Something is changing, this is what I've wanted over the past year. I just didn't see what was happening in my heart. But now I see a small glimpse of what's coming. :D

2009

So looking back on what happened this past year has encouraged me to run harder and thank the Lord for his faithfulness. The year 2009 was by far not my favorite. It was filled with turmoil and pain as well as reunions and goodbyes. I am thankful for this past year and what the Lord has taught me through it. A little of what happened in 2009:
-Gained lots of wisdom from Ninny and parents
-My best friend meets her future husband... she just didn't know it at the time
-I am out on my own, away from HA
-Learn to dive deeper and wait upon the Lord
-God protects me and my family
-I become very ill, at the time for an unknown reason
-Soon realize how thankful I am for my lifelong friends
-Go on lots of adventures just me and Jesus
-Go on even more walks just Him and I
-Watch close friends go through really hard things
-Learn to intercede and to not stop praying
-Get even sicker, can't move most days due to pain
-Become lonely and feel overwhelmed by isolation
-Learn to defeat self pity and listen to Jesus
-Lots of trips to hospitals and way too many doctor visits!

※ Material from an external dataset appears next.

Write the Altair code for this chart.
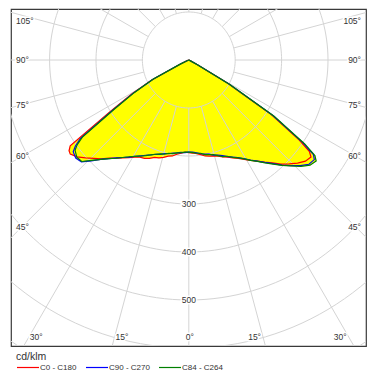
import math
import altair as alt
import pandas as pd

# ---------------- data ----------------
gamma = [-90, -80, -75, -70, -67.5, -65, -62.5, -60, -57.5, -55, -53.75, -52.5, -50, -47.5, -45,
         -42.5, -40, -37.5, -35, -32.5, -30, -27.5, -25, -22.5, -20, -17.5, -15, -12.5,
         -10, -7.5, -5, -2.5, 0, 2.5, 5, 7.5, 10, 12.5, 15, 17.5, 20, 22.5, 25, 27.5,
         30, 32.5, 35, 37.5, 40, 42.5, 45, 47.5, 50, 52.5, 53.75, 55, 57.5, 60, 62.5, 65,
         67.5, 70, 75, 80, 90]

c0_c180 = [0, 0, 0, 0, 5, 22, 90, 142, 205, 312, 320, 322, 314, 302, 290,
           279, 267, 258, 249, 241, 234, 228, 226, 222, 216, 214, 210, 205,
           203, 198, 195, 192, 193, 194, 196, 199, 203, 205, 207, 210, 215, 219, 225, 231,
           239, 248, 257, 268, 280, 294, 306, 318, 328, 332, 322, 290, 208, 96, 18, 3,
           0, 0, 0, 0, 0]

c90_c270 = [0, 0, 0, 0, 4, 20, 88, 138, 193, 285, 303, 314, 318, 314, 297,
            281, 268, 257, 248, 240, 232, 225, 219, 214, 209, 206, 202, 200,
            197, 195, 193, 193, 192, 192, 194, 197, 199, 201, 205, 208, 212, 218, 223, 229,
            237, 247, 257, 269, 282, 297, 311, 326, 338, 341, 333, 300, 215, 100, 20, 3,
            0, 0, 0, 0, 0]

c84_c264 = [0, 0, 0, 0, 4, 19, 86, 136, 190, 280, 298, 309, 315, 313, 296,
            281, 268, 258, 248, 239, 232, 226, 220, 214, 209, 205, 203, 199,
            198, 195, 194, 192, 192, 193, 195, 196, 200, 202, 204, 209, 214, 217, 224, 230,
            238, 248, 258, 270, 283, 298, 312, 328, 341, 346, 337, 305, 218, 102, 21, 3,
            0, 0, 0, 0, 0]

series_names = ["C0 - C180", "C90 - C270", "C84 - C264"]
series_values = [c0_c180, c90_c270, c84_c264]
series_colors = ["#ff0000", "#0000ff", "#008000"]

rings = [100, 200, 300, 400, 500, 600, 700]
ring_labels = [300, 400, 500]
ray_angles = list(range(0, 360, 15))
side_label_angles = [105, 90, 75, 60, 45]
bottom_label_angles = [-30, -15, 0, 15, 30]

# ---------------- layout / scales ----------------
W, H = 355, 337
PX_X = 0.464   # px per cd/klm horizontally
PX_Y = 0.480   # px per cd/klm vertically
CX, CY = 177.8, 51.0   # centre of the diagram inside plot area (px)
x_dom = [-CX / PX_X, (W - CX) / PX_X]
y_dom = [-(H - CY) / PX_Y, CY / PX_Y]
xs = alt.Scale(domain=x_dom, nice=False, zero=False)
ys = alt.Scale(domain=y_dom, nice=False, zero=False)
FONT = "Liberation Sans"
GRID = "#d4d4d4"
TXT = "#333333"

# curves
rows = []
for name, vals in zip(series_names, series_values):
    for i, (g, r) in enumerate(zip(gamma, vals)):
        a = math.radians(g)
        rows.append({"series": name, "order": i,
                     "x": r * math.sin(a), "y": -r * math.cos(a)})
curves = pd.DataFrame(rows)

# grid rings
ring_rows = []
for r in rings:
    for k, t in enumerate(range(0, 362, 2)):
        a = math.radians(t)
        ring_rows.append({"ring": r, "order": k, "x": r * math.sin(a), "y": -r * math.cos(a)})
ring_df = pd.DataFrame(ring_rows)

# radial rays (square-pixel angles, starting at the first ring)
ray_rows = []
for ang in ray_angles:
    a = math.radians(ang)
    dx, dy = math.sin(a) / PX_X, -math.cos(a) / PX_Y
    n = math.hypot(dx, dy)
    ray_rows.append({"x": dx / n * rings[0], "y": dy / n * rings[0],
                     "x2": dx / n * 3000, "y2": dy / n * 3000})
ray_df = pd.DataFrame(ray_rows)

ring_lab_df = pd.DataFrame({"x": [0] * len(ring_labels),
                            "y": [-v for v in ring_labels],
                            "t": [str(v) for v in ring_labels]})

# side angle labels (placed on their rays near the frame)
LAB_OFF = CX - 11.0
left_rows, right_rows = [], []
for ang in side_label_angles:
    ypx = max(CY + LAB_OFF / math.tan(math.radians(ang)), 11.5)
    yd = -(ypx - CY) / PX_Y
    left_rows.append({"x": (5 - CX) / PX_X, "y": yd, "t": f"{ang}°"})
    right_rows.append({"x": (350 - CX) / PX_X, "y": yd, "t": f"{ang}°"})

# bottom angle labels
BY = 328.0
bl, bc, br = [], [], []
for ang in bottom_label_angles:
    xpx = CX + (BY - CY) * math.tan(math.radians(ang))
    d = {"y": -(BY - CY) / PX_Y, "t": f"{abs(ang)}°"}
    if ang < 0:
        d["x"] = (xpx + 1 - CX) / PX_X
        bl.append(d)
    elif ang > 0:
        d["x"] = (xpx - 2 - CX) / PX_X
        br.append(d)
    else:
        d["x"] = (xpx + 1 - CX) / PX_X
        bc.append(d)
left_df = pd.DataFrame(left_rows + bl)
right_df = pd.DataFrame(right_rows + br)
center_df = pd.DataFrame(bc)

X = lambda f="x": alt.X(f"{f}:Q", scale=xs, axis=None)
Y = lambda f="y": alt.Y(f"{f}:Q", scale=ys, axis=None)

fill = alt.Chart(curves).mark_line(
    interpolate="linear-closed", fill="#ffff00", stroke="#ffff00", strokeWidth=0.5, clip=True
).encode(x=X(), y=Y(), detail="series:N", order="order:Q")

ring_layer = alt.Chart(ring_df).mark_line(color=GRID, strokeWidth=1, clip=True).encode(
    x=X(), y=Y(), detail="ring:N", order="order:Q")

ray_layer = alt.Chart(ray_df).mark_rule(color=GRID, strokeWidth=1, clip=True).encode(
    x=X(), y=Y(), x2="x2:Q", y2="y2:Q")

legend = alt.Legend(
    title="cd/klm", orient="none", legendX=5, legendY=343,
    direction="horizontal", symbolType="M-2.75,0H2.75",
    symbolSize=64, symbolStrokeWidth=1.2, symbolOffset=7,
    labelFont=FONT, labelFontSize=8, labelColor=TXT,
    titleFont=FONT, titleFontSize=10.5, titleFontWeight="normal",
    titleColor=TXT, titlePadding=0, columnPadding=6, labelOffset=7)

line_layers = []
for name, col in zip(series_names, series_colors):
    sub = curves[curves["series"] == name]
    line_layers.append(
        alt.Chart(sub).mark_line(strokeWidth=1.2, clip=True).encode(
            x=X(), y=Y(), order="order:Q",
            color=alt.Color("series:N",
                            scale=alt.Scale(domain=series_names, range=series_colors),
                            legend=legend))
    )


def text_pair(df, align):
    halo = alt.Chart(df).mark_text(font=FONT, fontSize=8.5, align=align, baseline="middle",
                                   stroke="white", strokeWidth=3, color="white").encode(
        x=X(), y=Y(), text="t:N")
    txt = alt.Chart(df).mark_text(font=FONT, fontSize=8.5, align=align, baseline="middle",
                                  color=TXT).encode(x=X(), y=Y(), text="t:N")
    return [halo, txt]


texts = (text_pair(ring_lab_df, "center") + text_pair(left_df, "left")
         + text_pair(right_df, "right") + text_pair(center_df, "center"))

chart = alt.layer(fill, ring_layer, ray_layer, *line_layers, *texts).properties(
    width=W, height=H,
    padding={"left": 3, "top": 1, "right": 3, "bottom": 28},
    autosize=alt.AutoSizeParams(type="none"),
    background="white",
).configure_view(stroke="#3a3a3a", strokeWidth=1.2)

chart.save("out.html", embed_options={"renderer": "svg", "actions": False})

-Have surgery the next day
-See and understand to much greater level of this quick fading life
-Brother gets married two days later
-Wisdom teeth removed a few days later
-Learn to do what seems like everything all over again
-Come to understand more of who I am in the Lord
-Move to DFW and learn to live on my own
-Seek the Lord
-Wondering if I'm growing at all
-God shows me how he has been changing me
-Depending fully on God
-Live with complete strangers who soon become sweet friends
-New season of life
-Lots of roadtrips and even more conversations
-Go to see family, understand that this is not our home
-Become even more thankful for people and don't like materials near as much
-Live, laugh, cry, love
-Gain friends, lose friends
-Made lots of mistakes, Jesus picked me up everytime
-Challenged, pushed, loved, prayed for, rejoiced with and cried with
-Learn to love deeper
-Learned to run harder
So here I go, so much more happened, the above is just pretty general. Here we go, lets go to the throne, the place where we belong...right into his arms!
2010 is a new season, though this past year was filled with pain and brokenness, I know throughout this next year it will prove worth it. A change is coming! I'm excited to see what is in store for us. This year is a year of change, victories, pursuing dreams and walking out in faith. I want to see miracles happen, dreams become reality, new life birthed, new journeys begin and experience LOVE most of all in a whole new way. To fall more in LOVE.